Monday, March 20, 2006

I Can't Diagnose Or Solve Your Problems

As we are nearing the home stretch of the semester, there has been a noticeable shift in the types of problems that cross my desk. Our 90-day limit on grade appeals means that I've pretty much stopped hearing about things that happened in the fall, and most of the students who insisted that they "can't learn from Professor X" have managed to switch sections, drop, or figure out how to learn from Professor X.

Many of the students that I'm hearing from now are motivated by the upcoming (April 4) last-chance drop deadline. It requires more paperwork than your run-of-the-mill drop-with-a-W (which you could get until February 21), and if you're failing now, it might require some wheadling and pleading, but it's still possible to get out of a class.

And so I am starting to hear from a special type of failing student: the repeating failing student.
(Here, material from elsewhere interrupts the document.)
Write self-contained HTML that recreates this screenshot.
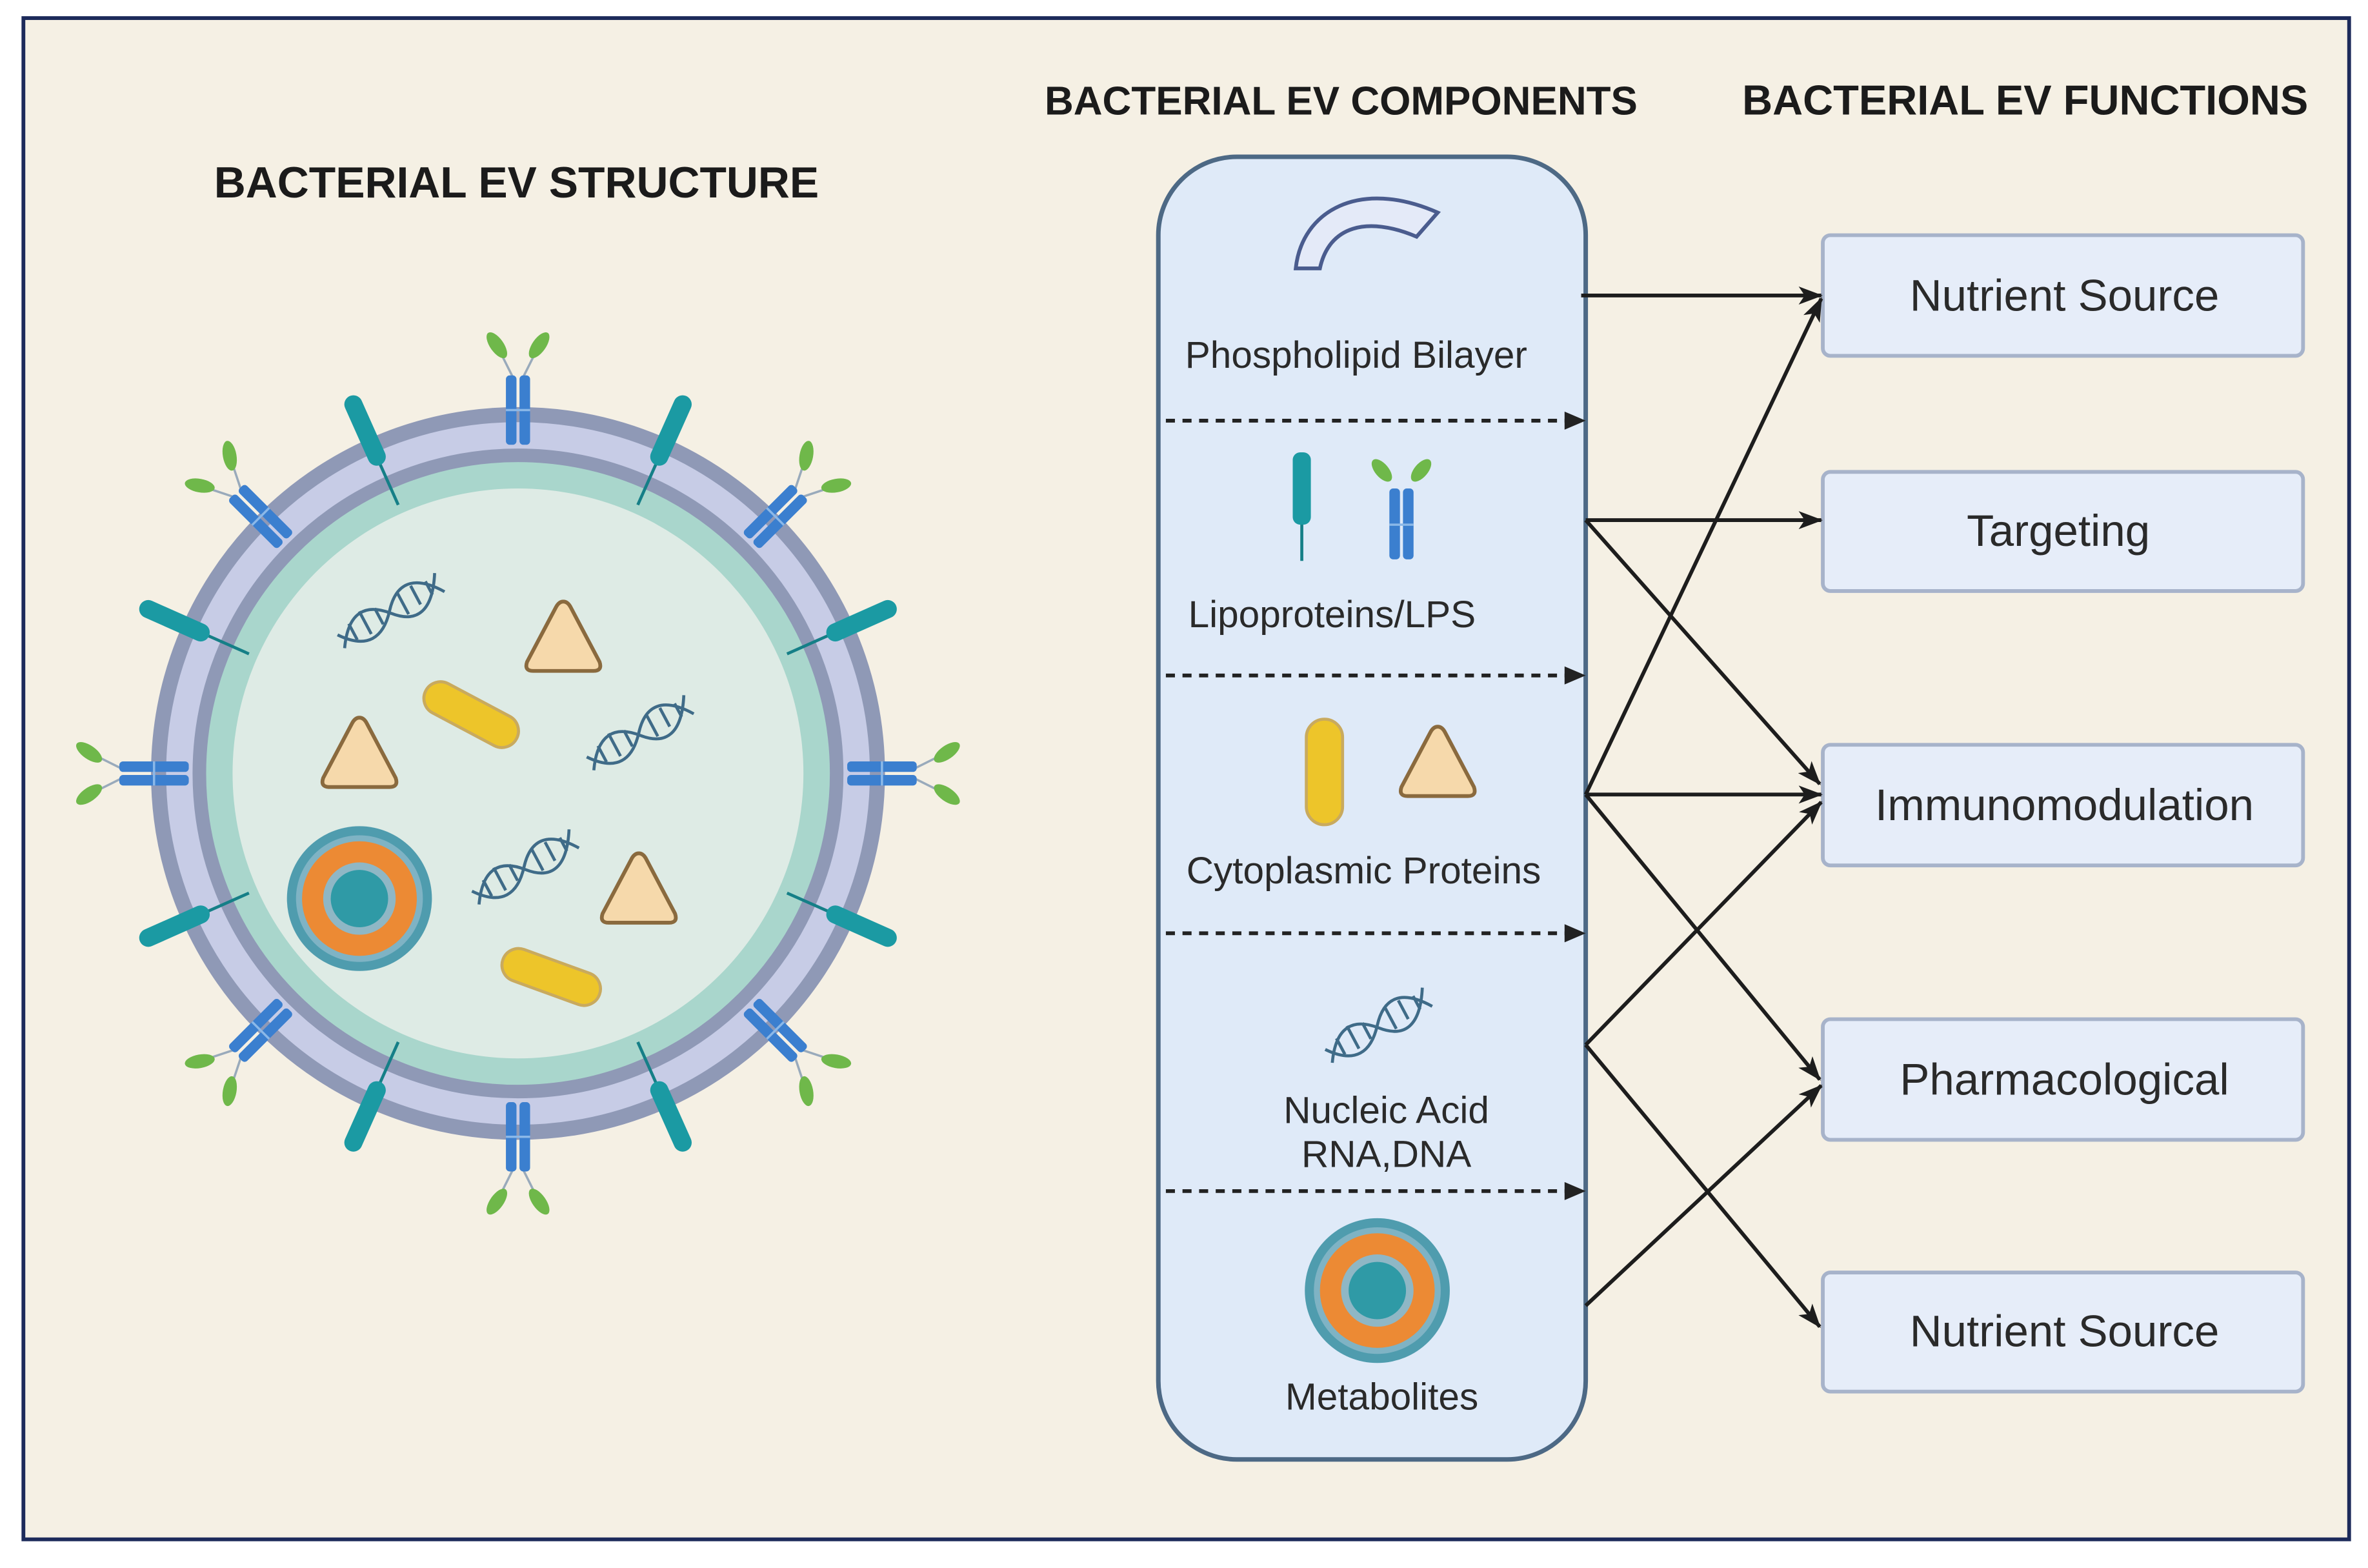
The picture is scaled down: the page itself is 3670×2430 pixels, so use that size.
<!DOCTYPE html>
<html><head><meta charset="utf-8"><style>
html,body{margin:0;padding:0;background:#fff;}
svg{display:block;}
text{font-family:"Liberation Sans",Arial,sans-serif;}
</style></head><body>
<svg width="3670" height="2430" viewBox="0 0 1568 1040" preserveAspectRatio="none" xmlns="http://www.w3.org/2000/svg">
<defs>
 <g id="ab">
  <line x1="-3" y1="-262" x2="-10" y2="-276" stroke="#9ab" stroke-width="1.5"/>
  <line x1="3" y1="-262" x2="10" y2="-276" stroke="#9ab" stroke-width="1.5"/>
  <ellipse cx="-14" cy="-284" rx="4.5" ry="10" transform="rotate(-35 -14 -284)" fill="#6fb84a"/>
  <ellipse cx="14" cy="-284" rx="4.5" ry="10" transform="rotate(35 14 -284)" fill="#6fb84a"/>
  <rect x="-8" y="-264" width="7" height="46" rx="2.5" fill="#3b7fcf"/>
  <rect x="1" y="-264" width="7" height="46" rx="2.5" fill="#3b7fcf"/>
  <line x1="-8" y1="-241" x2="8" y2="-241" stroke="#8bb8e8" stroke-width="1.5"/>
 </g>
 <g id="lp">
  <line x1="0" y1="-195" x2="0" y2="-226" stroke="#157f87" stroke-width="2"/>
  <rect x="-6" y="-274" width="12" height="50" rx="6" fill="#1b9aa3"/>
 </g>
 <g id="dna" fill="none" stroke="#3f6b88" stroke-width="2">
  <path d="M-38,8 C-25,-12 -12,-12 0,2 S25,14 38,-8"/>
  <path d="M-38,-2 C-25,16 -12,14 0,0 S25,-14 38,6"/>
  <line x1="-28" y1="-5" x2="-28" y2="7"/><line x1="-18" y1="-9" x2="-18" y2="8"/>
  <line x1="-8" y1="-6" x2="-8" y2="6"/><line x1="10" y1="-8" x2="10" y2="8"/>
  <line x1="20" y1="-8" x2="20" y2="6"/><line x1="30" y1="-6" x2="30" y2="4"/>
 </g>
 <g id="tri"><path d="M0,-24 Q3,-24 5,-20 L24,16 Q26,22 20,22 L-20,22 Q-26,22 -24,16 L-5,-20 Q-3,-24 0,-24Z" fill="#f6d9ab" stroke="#8a6a3e" stroke-width="2.5"/></g>
 <g id="cap"><rect x="-34" y="-11" width="68" height="22" rx="11" fill="#edc52a" stroke="#c9aa5e" stroke-width="2"/></g>
 <g id="tgt">
  <circle r="48" fill="#4f9cae"/><circle r="42" fill="#7fb3c4"/><circle r="38" fill="#ec8a34"/>
  <circle r="24" fill="#8fb7c5"/><circle r="19" fill="#2f9aa6"/>
 </g>
 <marker id="ah2" viewBox="0 0 16 12" markerWidth="16" markerHeight="12" refX="15" refY="6" orient="auto" markerUnits="userSpaceOnUse"><path d="M0,0 L16,6 L0,12 L4,6 Z" fill="#1d1d1d"/></marker>
</defs>
<rect x="0" y="0" width="1568" height="1040" fill="#ffffff"/>
<rect x="15.5" y="12" width="1540" height="1009" fill="#f5f0e4" stroke="#1c2a5a" stroke-width="2.5"/>

<text x="342" y="131" font-size="29" font-weight="bold" fill="#1b1b1b" text-anchor="middle">BACTERIAL EV STRUCTURE</text>
<text x="888" y="76" font-size="26.5" font-weight="bold" fill="#1b1b1b" text-anchor="middle">BACTERIAL EV COMPONENTS</text>
<text x="1341" y="76" font-size="27.8" font-weight="bold" fill="#1b1b1b" text-anchor="middle">BACTERIAL EV FUNCTIONS</text>

<g>
 <circle cx="343" cy="513" r="238" fill="#c7cce6" stroke="#8f99b6" stroke-width="10"/>
 <circle cx="343" cy="513" r="211" fill="#a9d6cc" stroke="#8f99b6" stroke-width="9"/>
 <circle cx="343" cy="513" r="189" fill="#deebe5"/>
 <g transform="translate(343,513)">
  <use href="#ab" transform="rotate(0)"/><use href="#ab" transform="rotate(45)"/><use href="#ab" transform="rotate(90)"/>
  <use href="#ab" transform="rotate(135)"/><use href="#ab" transform="rotate(180)"/><use href="#ab" transform="rotate(225)"/>
  <use href="#ab" transform="rotate(270)"/><use href="#ab" transform="rotate(315)"/>
  <use href="#lp" transform="rotate(24)"/><use href="#lp" transform="rotate(66)"/><use href="#lp" transform="rotate(114)"/>
  <use href="#lp" transform="rotate(156)"/><use href="#lp" transform="rotate(204)"/><use href="#lp" transform="rotate(246)"/>
  <use href="#lp" transform="rotate(294)"/><use href="#lp" transform="rotate(336)"/>
 </g>
 <use href="#dna" transform="translate(258,405) rotate(-28)"/>
 <use href="#dna" transform="translate(423,486) rotate(-28)"/>
 <use href="#dna" transform="translate(347,575) rotate(-28)"/>
 <use href="#tri" transform="translate(373,423)"/>
 <use href="#tri" transform="translate(238,500)"/>
 <use href="#tri" transform="translate(423,590)"/>
 <use href="#cap" transform="translate(312,474) rotate(28)"/>
 <use href="#cap" transform="translate(365,648) rotate(20)"/>
 <use href="#tgt" transform="translate(238,596)"/>
</g>

<rect x="767" y="104" width="283" height="864" rx="52" fill="#dfeaf8" stroke="#4d6985" stroke-width="3"/>
<path d="M858,178 C862,140 900,118 952,141 L938,157 C905,143 880,150 874,178 Z" fill="#e4eaf8" stroke="#4a5c8e" stroke-width="2.5"/>
<text x="898" y="244" font-size="25" fill="#2a2a2a" text-anchor="middle">Phospholipid Bilayer</text>
<g stroke="#222" stroke-width="2.5" stroke-dasharray="6,5">
 <line x1="772" y1="279" x2="1040" y2="279"/><line x1="772" y1="448" x2="1040" y2="448"/>
 <line x1="772" y1="619" x2="1040" y2="619"/><line x1="772" y1="790" x2="1040" y2="790"/>
</g>
<g fill="#222">
 <path d="M1036,273 L1050,279 L1036,285Z"/><path d="M1036,442 L1050,448 L1036,454Z"/>
 <path d="M1036,613 L1050,619 L1036,625Z"/><path d="M1036,784 L1050,790 L1036,796Z"/>
</g>
<line x1="862" y1="345" x2="862" y2="372" stroke="#157f87" stroke-width="2"/>
<rect x="856" y="300" width="12" height="48" rx="5" fill="#1b9aa3"/>
<g transform="translate(928,368)">
 <ellipse cx="-13" cy="-56" rx="4.5" ry="9" transform="rotate(-40 -13 -56)" fill="#6fb84a"/>
 <ellipse cx="13" cy="-56" rx="4.5" ry="9" transform="rotate(40 13 -56)" fill="#6fb84a"/>
 <rect x="-8" y="-44" width="7" height="47" rx="2.5" fill="#3b7fcf"/>
 <rect x="1" y="-44" width="7" height="47" rx="2.5" fill="#3b7fcf"/>
 <line x1="-8" y1="-20" x2="8" y2="-20" stroke="#8bb8e8" stroke-width="1.5"/>
</g>
<text x="882" y="416" font-size="25" fill="#2a2a2a" text-anchor="middle">Lipoproteins/LPS</text>
<rect x="865" y="477" width="24" height="70" rx="12" fill="#edc52a" stroke="#c9aa5e" stroke-width="2"/>
<use href="#tri" transform="translate(952,506)"/>
<text x="903" y="586" font-size="25" fill="#2a2a2a" text-anchor="middle">Cytoplasmic Proteins</text>
<use href="#dna" transform="translate(912,680) rotate(-28)"/>
<text x="918" y="745" font-size="25" fill="#2a2a2a" text-anchor="middle">Nucleic Acid</text>
<text x="918" y="774" font-size="25" fill="#2a2a2a" text-anchor="middle">RNA,DNA</text>
<use href="#tgt" transform="translate(912,856)"/>
<text x="915" y="935" font-size="25" fill="#2a2a2a" text-anchor="middle">Metabolites</text>

<g fill="#e6edf9" stroke="#a7b3ca" stroke-width="2.5">
 <rect x="1207" y="156" width="318" height="80" rx="5"/>
 <rect x="1207" y="313" width="318" height="79" rx="5"/>
 <rect x="1207" y="494" width="318" height="80" rx="5"/>
 <rect x="1207" y="676" width="318" height="80" rx="5"/>
 <rect x="1207" y="844" width="318" height="79" rx="5"/>
</g>
<g font-size="29.5" fill="#2a2a2a" text-anchor="middle">
 <text x="1367" y="206">Nutrient Source</text>
 <text x="1363" y="362">Targeting</text>
 <text x="1367" y="544">Immunomodulation</text>
 <text x="1367" y="726">Pharmacological</text>
 <text x="1367" y="893">Nutrient Source</text>
</g>

<g stroke="#1d1d1d" stroke-width="2.5" fill="none" marker-end="url(#ah2)">
 <line x1="1047" y1="196" x2="1206" y2="196"/>
 <line x1="1050" y1="345" x2="1206" y2="345"/>
 <line x1="1050" y1="345" x2="1205" y2="520"/>
 <line x1="1050" y1="527" x2="1206" y2="198"/>
 <line x1="1050" y1="527" x2="1206" y2="527"/>
 <line x1="1050" y1="527" x2="1205" y2="716"/>
 <line x1="1050" y1="693" x2="1206" y2="532"/>
 <line x1="1050" y1="693" x2="1205" y2="880"/>
 <line x1="1050" y1="866" x2="1206" y2="720"/>
</g>
</svg>
</body></html>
Most of them have pretty much the same story to tell: They enrolled in a math class in the fall and failed it -- despite having taken the same course in high school. Now they are re-taking the same course and are failing it again (with a different teacher). Most of these students tell me that they're working hard. All of them tell me that they know the material but just can't do the problems on the test. They ask me what I recommend.

My initial reaction is that if they can't do the problems on the test, then they don't really know the material. (In most of these classes, the test questions come directly from the homework; instructors are urged to use the exact same phrasing as in the textbook.) This is certainly something that these students don't want to hear; it would require them completely redefining their notion of what it means to know something. Another thought I have is that the gaps in their background go all the way back to elementary school. And finally there is the question of a psychological reason: test anxiety, an undiagnosed learning disability, some other factor. Or any combination of these.

But these are just guesses on my part. I have no way to determine which -- if any -- of them apply to a given student. And even if I knew what the problem was, I don't know what to tell the students. And even if there were well-defined solutions to these problems, I'm sure that they can't be delivered in a quick email or in a short meeting. I mention that Disability Services maintains a list of educational testing professionals who can assess (for a fee) whether a psychological issue is involved, but I know that extra time on exams (the typical accomodation for any disability) is unlikely to solve these students' problems. How do I tell them that they've been let down by the K-12 system?